Publisher Text Assets
Overview
This dataset is a subset of the publisher_assets dataset, focusing specifically on text assets only found on the publisher page. This metadata is useful for generating cookieless, contextual targeting solutions, as well as extracting raw text assets to use in classification and categorization solutions.
Dataset
| Field | Type | Description |
|---|---|---|
| id | integer | Unique identifier that applies to the detected GPID instance. |
| publisher_id | integer | Maps to the id primary key in the publishers dataset. |
| page_id | integer | Unique identifier for the specific publisher page asset where this GPID belongs. |
| asset | string | For the text-based Asset type, this includes the text extracted from the page, which has been scrubbed of html and is designed to be machine readable. for the Image type, this field includes a URL to the source of the asset. |
| asset_collection_date | DateTime | Timestamp for when the asset was collected. |
| classification | json | If the asset has been classified (via machine learning) the output will be included here.
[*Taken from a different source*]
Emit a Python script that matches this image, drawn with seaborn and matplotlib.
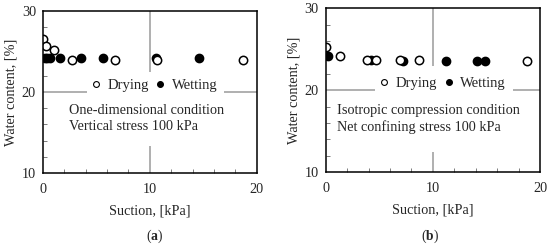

For both image and text-based assets, classification includes labeling, confidence scores, and brand safety data. |
| asset_classification_date | DateTime | Timestamp for when the classification of the asset was inferred. |
| created_at | datetime | Date when the scan was first generated by the Sincera platform. |
| updated_at | datetime | Date when the scan was last updated by the Sincera platform. |
| char_count | integer | Count of the text characters included on the page. |
| article_body | string | If the page type = “article” what is the refined and processed text of exclusively the article body. |
| article_body_chars | integer | Count of the text characters included in the article_body. |
| article_title | string | If page type = “article”, this is the title of the article. |
| article_excerpt | string | If page type = “article” this is an excerpt of the article. |
| url_text | array | Collection of text assets specific to the page URL. |
| meta_description | string | Provides metadata description on the page overall. |
| meta_page_title | string | Provides metadata description on the page title. |
| meta_keywords | string | Provides metadata description on keywords found on page. |
| declared_language | string | Indicates the language declared on the text assets. |
| meta_type | string | Indicates what the metadata specifically refers to (i.e. article, website). |
| emr_ingested | boolean | Indicates whether the data has been ingested into Amazon’s Elastic MapReduce for processing. |
| emr_completed | boolean | Indicates whether the data has successfully been uploaded into Amazon’s Elastic MapReduce for processing. |